Thai Airways posted a record loss of USD 4.5 billion last year. The airline is in talks with government and private financial institutions to obtain 50 billion baht (USD 1.6 billion) in new capital to support its cash flow.
While AirAsia X is looking to raise USD161 million from shareholders, its plane supplier Airbus last year joined more than a dozen creditors to challenge the debt restructuring plan, telling the court it stands to lose more than USD 5 billion worth of orders if the scheme goes through.
Malaysia’s flag carrier, Malaysia Airlines, which was still struggling to recover from the 2014 loss of two aircrafts, has managed to re-negotiate around USD 4 billion of debt following sovereign wealth fund Khazanah Nasional’s USD 890 million injection.
According to Jakarta-based equity brokerage Ciptadana Sekuritas Asia, Indonesia’s flag carrier, Garuda saw its revenue shrink almost four-fold to USD 1.67 billion in 2020 from USD 4.57 billion in 2019. On June 18, it defaulted on a bond payment leading to the suspension of trading of its stock on the Jakarta Stock Exchange. It has debts of USD 4.83 billion which is growing at a rate of USD 69 million every month. The government has not decided whether to recapitalise the airline or to sell it and start a new flag carrier.
Revenue of PAL Holdings, the parent company of Philippine Airlines, plunge 64 percent to USD 1.14 billion last year. As of end December 2020, it had around USD 6 billion of liabilities. It just booked a seven-fold loss of USD 1.64 billion and working on the final stages of a restructuring plan, including court-assisted protection. In October last year, it announced it was laying off a third of its workforce or 2,700 staff.

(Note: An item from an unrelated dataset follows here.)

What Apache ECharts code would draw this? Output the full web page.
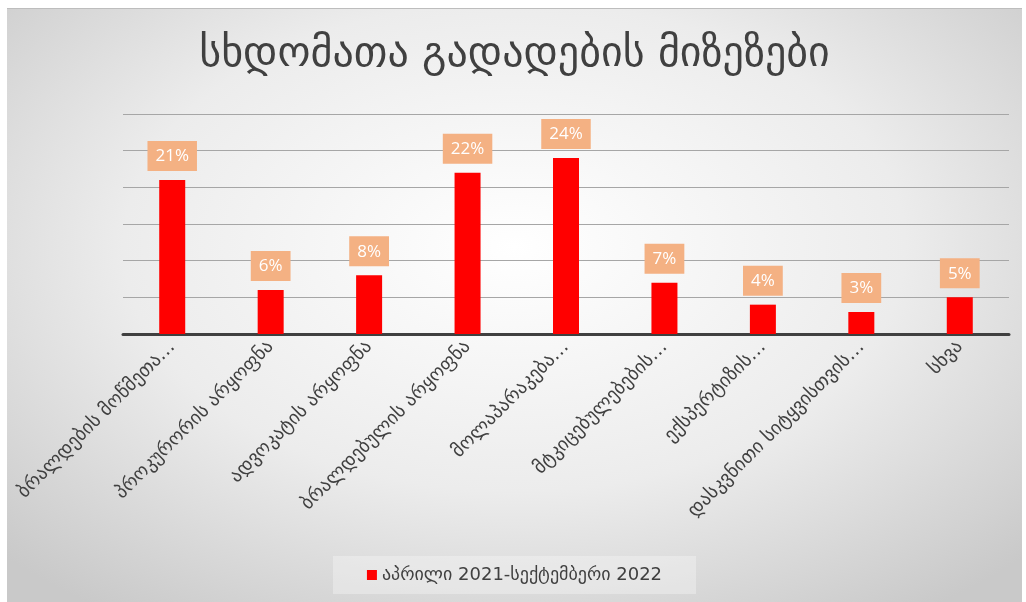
<!DOCTYPE html>
<html>
<head>
<meta charset="utf-8">
<script src="https://cdn.jsdelivr.net/npm/echarts@6/dist/echarts.min.js"></script>
<style>
  html, body { margin: 0; padding: 0; background: #ffffff; width: 1026px; height: 602px; overflow: hidden; }
  #frame {
    position: absolute; left: 7px; top: 8px; width: 1015px; height: 594px;
    background: radial-gradient(ellipse 70% 75% at 50% 40%, #ffffff 0%, #ececec 55%, #c9c9c9 100%);
    border-top: 1px solid #bdbdbd;
  }
  #chart { width: 1015px; height: 594px; }
</style>
</head>
<body>
<div id="frame"><div id="chart"></div></div>
<script>
const titleText = 'სხდომათა გადადების მიზეზები';
const seriesName = 'აპრილი 2021-სექტემბერი 2022';
const categories = [
  'ბრალდების მოწმეთა…',
  'პროკურორის არყოფნა',
  'ადვოკატის არყოფნა',
  'ბრალდებულის არყოფნა',
  'მოლაპარაკება…',
  'მტკიცებულებების…',
  'ექსპერტიზის…',
  'დასკვნითი სიტყვისთვის…',
  'სხვა'
];
const values = [21, 6, 8, 22, 24, 7, 4, 3, 5];
const yMin = 0;
const yMax = 30;
const yStep = 5;

const chart = echarts.init(document.getElementById('chart'), null, { renderer: 'canvas' });
chart.setOption({
  backgroundColor: 'transparent',
  animation: false,
  title: {
    text: titleText,
    left: 'center',
    top: 20,
    textStyle: { fontFamily: 'DejaVu Sans', fontSize: 42, fontWeight: 'normal', color: '#404040' }
  },
  legend: {
    bottom: 9,
    left: 'center',
    padding: [10, 34],
    backgroundColor: 'rgba(255,255,255,0.3)',
    itemWidth: 10,
    itemHeight: 10,
    icon: 'rect',
    textStyle: { fontFamily: 'DejaVu Sans', fontSize: 18, color: '#404040' },
    data: [seriesName]
  },
  grid: { left: 116, right: 13, top: 105, bottom: 269, containLabel: false },
  xAxis: {
    type: 'category',
    data: categories,
    axisTick: { show: false },
    axisLine: { lineStyle: { color: '#404040', width: 3 } },
    axisLabel: {
      rotate: 45,
      interval: 0,
      margin: 10,
      fontFamily: 'DejaVu Sans',
      fontSize: 19,
      color: '#404040'
    }
  },
  yAxis: {
    type: 'value',
    min: yMin,
    max: yMax,
    interval: yStep,
    axisLabel: { show: false },
    axisLine: { show: false },
    axisTick: { show: false },
    splitLine: { lineStyle: { color: '#a6a6a6', width: 1 } }
  },
  series: [{
    name: seriesName,
    type: 'bar',
    data: values,
    barWidth: 26,
    itemStyle: { color: '#ff0000' },
    label: {
      show: true,
      position: 'top',
      distance: 9,
      formatter: p => p.value + '%',
      backgroundColor: '#f4b183',
      color: '#ffffff',
      fontFamily: 'Open Sans',
      fontSize: 17,
      padding: [7, 8, 6, 8]
    }
  }]
});
</script>
</body>
</html>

In an opinion piece for Channel News Asia published June 19, aviation analyst Brendan Sobie advocated for a coordinated effort by Southeast Asian nations under the ASEAN umbrella to reopen borders. He said that planning for a common travel protocol should start now although some Southeast Asian nations are still facing new record waves of COVID-19 cases.
He feels that Southeast Asia risks falling behind other regions in recovering aviation and tourism if a plan is not put in place for a gradual resumption of air travel now.
He added, “If ASEAN does not start putting in place the building blocks needed to support a resumption of international travel – such as mutual recognition of vaccines – there can be long-term economic implications as other regions start to gradually reopen to vaccinated travellers.”